Join SVMoA for an in-person talk by SAAM curator Sarah Newman as we highlight Nick Cave: Mammoth, an exhibition currently on display until January 3, 2027 at the Smithsonian American Art Museum (SAAM). In Mammoth, Cave remakes the museum’s galleries into an immersive environment marked by the crafted hides and bones of mammoths, a video projection of the long-dead animals come to life, and hundreds of transformed found objects—from vintage tools to his grandmother’s thimble collection—presented like paleontological specimens on a massive light table. By showcasing the ordinary and often forgotten bits and pieces of the world we live in, Cave’s work shines light on what we value and how we make meaning together. It evokes the lives and cultures we have lost, as well as the magical possibilities of a universe created through imagination and the humblest of materials.
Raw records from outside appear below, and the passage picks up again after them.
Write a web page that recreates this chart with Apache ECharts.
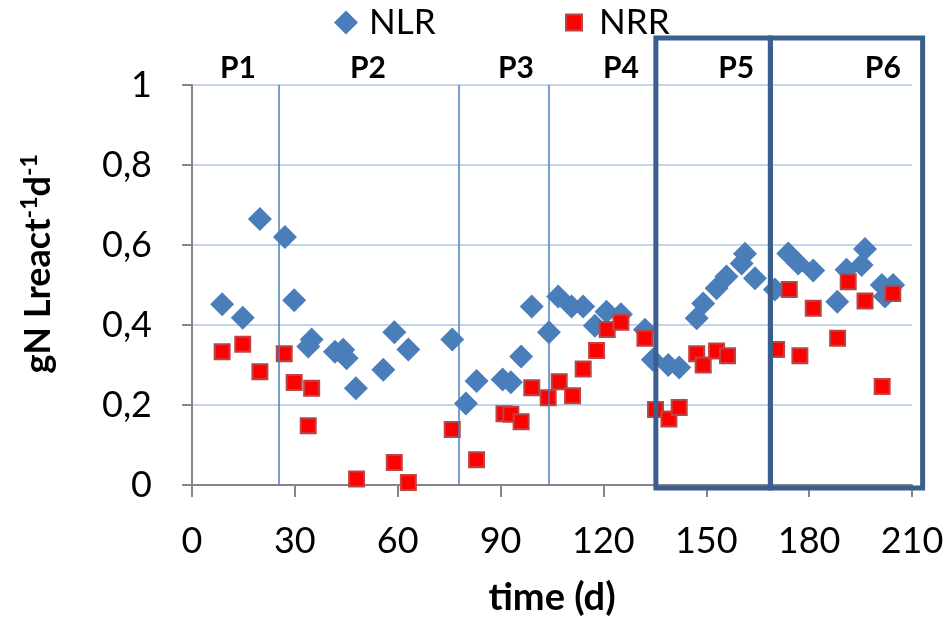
<!DOCTYPE html>
<html><head><meta charset="utf-8">
<script src="https://cdn.jsdelivr.net/npm/echarts@6/dist/echarts.min.js"></script>
<style>html,body{margin:0;padding:0;background:#fff}#c{width:947px;height:621px}</style>
</head><body><div id="c"></div>
<script>
// ---- data ----
var nlrDays = [8.8, 14.8, 19.8, 27.1, 29.8, 33.9, 34.9, 41.7, 44.1, 45.1, 47.8, 55.8, 59.0, 63.1,
  75.9, 79.9, 83.0, 90.6, 93.0, 96.0, 99.1, 104.1, 106.8, 110.7, 114.1, 117.5, 120.9, 125.1,
  132.1, 134.4, 138.9, 142.1, 147.2, 149.1, 153.0, 155.9, 160.3, 161.3, 164.2, 170.0, 173.9,
  176.8, 181.2, 188.2, 190.9, 195.3, 196.3, 201.2, 202.1, 204.5];
var nlrValues = [0.452, 0.418, 0.665, 0.620, 0.462, 0.346, 0.364, 0.333, 0.338, 0.317, 0.242, 0.288, 0.382, 0.339,
  0.364, 0.204, 0.260, 0.264, 0.257, 0.321, 0.446, 0.382, 0.471, 0.446, 0.446, 0.398, 0.433, 0.427,
  0.388, 0.313, 0.300, 0.294, 0.417, 0.454, 0.492, 0.521, 0.554, 0.578, 0.517, 0.489, 0.579,
  0.554, 0.536, 0.458, 0.538, 0.550, 0.590, 0.500, 0.471, 0.500];
var nrrDays = [8.8, 14.8, 19.8, 26.9, 29.8, 33.9, 34.9, 48.0, 59.0, 63.1, 75.9, 83.0, 91.0, 93.0,
  96.0, 99.1, 103.9, 107.1, 111.0, 114.1, 118.0, 121.1, 125.1, 132.1, 135.2, 139.1, 142.1,
  147.2, 149.1, 153.0, 156.2, 170.5, 174.2, 177.3, 181.2, 188.3, 191.4, 196.3, 201.3, 204.4];
var nrrValues = [0.333, 0.352, 0.283, 0.328, 0.256, 0.148, 0.242, 0.015, 0.056, 0.006, 0.139, 0.063, 0.178, 0.177,
  0.158, 0.243, 0.218, 0.258, 0.223, 0.290, 0.336, 0.389, 0.407, 0.367, 0.189, 0.165, 0.194,
  0.328, 0.300, 0.335, 0.323, 0.339, 0.489, 0.323, 0.442, 0.367, 0.508, 0.460, 0.246, 0.479];
var periodNames = ['P1', 'P2', 'P3', 'P4', 'P5', 'P6'];
var periodLabelDays = [13.4, 51.3, 94.5, 125.1, 158.7, 201.5];
var boundaryDays = [25.3, 77.7, 104.0];
var boxEdgeDays = [135.3, 168.7, 213.1];
var boxTopValue = 1.1175, boxBottomValue = -0.0075, periodLabelValue = 1.0425;
var xTicks = [0, 30, 60, 90, 120, 150, 180, 210];
var yTicks = [0, 0.2, 0.4, 0.6, 0.8, 1];

(function () {
var FONT = 'Lato';
var chart = echarts.init(document.getElementById('c'), null, {renderer: 'canvas'});

function zip(a, b) { return a.map(function (v, i) { return [v, b[i]]; }); }

var option = {
  animation: false,
  backgroundColor: '#ffffff',
  grid: {left: 192, right: 35, top: 85, bottom: 136, containLabel: false, outerBoundsMode: 'none'},
  legend: [
    {left: 329, top: 0, itemWidth: 24, itemHeight: 24, selectedMode: false,
     data: [{name: 'NLR', icon: 'diamond'}],
     textStyle: {fontFamily: FONT, fontSize: 35, color: '#000', padding: [0, 0, 0, 6]}},
    {left: 560, top: 0, itemWidth: 16, itemHeight: 16, selectedMode: false,
     data: [{name: 'NRR', icon: 'rect'}],
     textStyle: {fontFamily: FONT, fontSize: 35, color: '#000', padding: [0, 0, 0, 12]}}
  ],
  xAxis: {
    type: 'value', min: 0, max: 210, interval: 30,
    name: 'time (d)', nameLocation: 'middle', nameGap: 94,
    nameTextStyle: {fontFamily: FONT, fontSize: 38, fontWeight: 'bold', color: '#000'},
    axisLine: {show: true, lineStyle: {color: '#868686', width: 2}},
    axisTick: {show: true, length: 12, lineStyle: {color: '#868686', width: 2}},
    axisLabel: {margin: 38, fontFamily: FONT, fontSize: 36, color: '#000',
      formatter: function (v) { return xTicks.indexOf(v) >= 0 ? String(v) : ''; }},
    splitLine: {show: false}
  },
  yAxis: {
    type: 'value', min: 0, max: 1, interval: 0.2,
    axisLine: {show: true, lineStyle: {color: '#868686', width: 2}},
    axisTick: {show: true, length: 10, lineStyle: {color: '#868686', width: 2}},
    axisLabel: {margin: 40, fontFamily: FONT, fontSize: 36, color: '#000',
      formatter: function (v) { return String(Math.round(v * 10) / 10).replace('.', ','); }},
    splitLine: {show: true, lineStyle: {color: '#c3d4ec', width: 2}}
  },
  series: [
    {name: 'NLR', type: 'scatter', data: zip(nlrDays, nlrValues), symbol: 'diamond', symbolSize: 24,
     itemStyle: {color: '#4a7ebb', opacity: 1}, z: 3,
     markLine: {silent: true, symbol: 'none', label: {show: false},
       lineStyle: {color: '#4a7ebb', width: 1.5, type: 'solid'},
       data: boundaryDays.map(function (d) { return {xAxis: d}; })}},
    {name: 'NRR', type: 'scatter', data: zip(nrrDays, nrrValues), symbol: 'rect', symbolSize: 15,
     itemStyle: {color: '#ff0000', opacity: 1, borderColor: '#b94644', borderWidth: 2}, z: 4}
  ]
};
chart.setOption(option);

function px(d, v) { return chart.convertToPixel({gridIndex: 0}, [d, v]); }
var g = [];
var yTop = px(0, boxTopValue)[1], yBot = px(0, boxBottomValue)[1];
for (var i = 0; i < boxEdgeDays.length - 1; i++) {
  var x0 = px(boxEdgeDays[i], 0)[0], x1 = px(boxEdgeDays[i + 1], 0)[0];
  g.push({type: 'rect', z: 100, shape: {x: x0, y: yTop, width: x1 - x0, height: yBot - yTop},
    style: {fill: null, stroke: '#3b5f8c', lineWidth: 5}});
}
periodNames.forEach(function (n, k) {
  var p = px(periodLabelDays[k], periodLabelValue);
  g.push({type: 'text', z: 101, x: p[0], y: p[1],
    style: {text: n, fill: '#000', font: 'bold 30px ' + FONT, align: 'center', verticalAlign: 'middle'}});
});
var yc = px(0, 0.553)[1];
g.push({type: 'text', z: 101, x: 38, y: yc, rotation: Math.PI / 2,
  style: {text: 'gN Lreact{s|-1}d{s|-1}', fill: '#000', font: 'bold 36px ' + FONT,
    align: 'center', verticalAlign: 'middle',
    rich: {s: {fontFamily: FONT, fontWeight: 'bold', fontSize: 23, fill: '#000', padding: [0, 0, 16, 0]}}}});
chart.setOption({graphic: g});
})();
</script></body></html>
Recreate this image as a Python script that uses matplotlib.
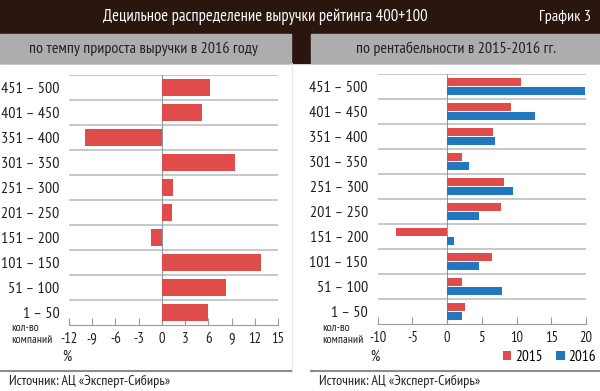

Sarah Newman is the James Dicke Curator of Contemporary Art and deputy head curator at the Smithsonian American Art Museum. Her responsibilities include research, exhibitions and acquisitions related to the museum’s collection of contemporary art. Her research interests include the relationship between contemporary art and design, and the art of the 1980s. She has also taught at the Corcoran College of Art and Design, George Mason University and Georgetown University. Sarah earned a bachelor’s degree from Williams College and a doctorate from the University of California, Berkeley.
This in-person lecture is presented as part of SVMoA's new series Museum Passport, talks on artists featured in major museum exhibitions around the United States.